I cannot end this blog without saying that the highlight of this trip was our hike to Beech Mountain ,
which occurred on the fourth day of the trip.
That day was one of the highlights of my life, not only the trip, for
reasons I will write about later. I could have ended the trip then and there for it to qualify as an incredible journey, but if I had, if I am right about what happened to Leben, it would have occurred sooner, since managing Leben from my condo is an enormously difficult task on him and me both, as well as Erde.
The irony that
appeared in this trip never cease to me amaze me.

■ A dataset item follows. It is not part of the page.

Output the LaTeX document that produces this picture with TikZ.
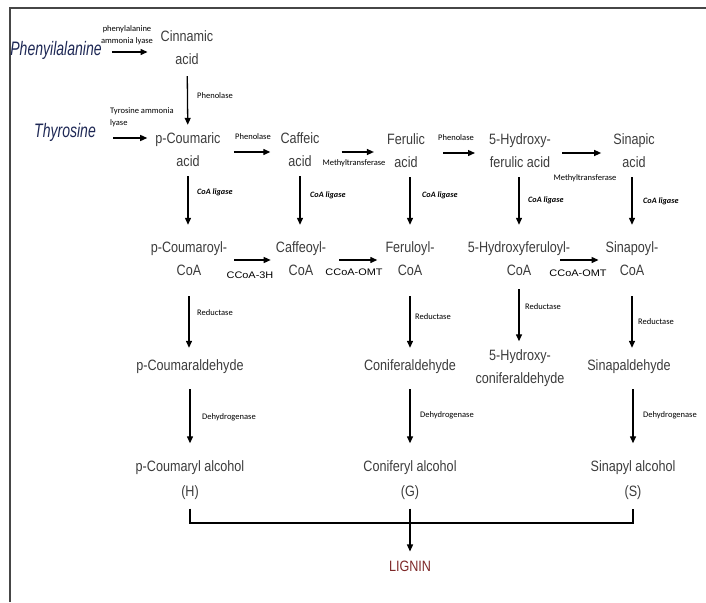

Our original destination,
before I decided to go ahead with Leben's surgery, was to be to the site on
northern Alaska
where the photo was taken of me and Sonntag in a snowstorm. Since we got a late
start because of Leben’s surgery, I decided to postpone that till next year
(and we will go all three of us, four if you
consider the Defender a person as I do). Little did I realize that the last photo
of Leben was taken just after a snowstorm (dusting, really)? (See photo in
right sidebar --- coming soon). I also find it ironic that the day we reached
our revised destination, Thunder Bay ,
Leben became paralyzed. But also, I find it ironic that the night he became
paralyzed, we camped in one of those tiny but cozy Thoreau-like cabins (wooden
tents, really) at the south end of route 527 in Ontario . Last year, our ultimate destination
was a remote setting on Lake Bukemiga in northern Ontario , which is located at the northern
end of route 527, 157 miles to the north.
This blog was
about a journey with my dogs all around the Great Lakes .
It was an amazing adventure, one that will stay with me for the rest of my life.
We lived among sheer natural beauty for four weeks. We interacted with fewer
people the entire trip than I see at my health club each day in ten minutes. We
experienced spectacular sunsets from 10 different locations. We reached our
destination, albeit not as I had planned. Before I left, I prepared a list of things
to do when I got home to unwind from this trip and move on. That list is now
put aside because of another journey I have to take, one that I am thrilled to
take because if what happened to Leben was fated for him, I am glad that I happen
to be his guardian so that this loyal, obedient dog can live out his full
life.
Over the next few
weeks, I will post some photos of Leben and Erde back home in their new lives,
some other photos of the trip, a recap of this journey, and a few
sidebars on matters of logistics for the trip. Other than those things,
this blog has ended. I have created a new blog to deal with Leben's situation www.LebenGSD.blogspot that those interested in the subject of managing a paralyzed dog might
wish to look at.
By the way, the perceptive among my readers will have noticed that in this blog there are a lot of photos of my dogs, Leben and Erde, as well as a lot of the narrative devoted to them, and they will have been correct in noting that. This trip was all about an adventure with my dogs who, at 11, may not be around much longer. This was not a Travels with Charlie-like blog and not because there was virtually no one else in the camps we visited to talk with about America, not to mention that Canadians really do not care about America and I took the trip to escape the election stuff as well as the oppressive Washington heat. Nor was this a Walden-like recounting, because, frankly, I cannot tell one flora from another fauna, although I did learn a lot about attack-racoons, teasing chipmunks, and bears frightened by an aging female German shepherd named Erde. My dogs. That's what this trip was all about, me and my dogs. Those who know me probably same the same thing about my life, and they would be right.
Thanks for reading this blog and taking the journey with us.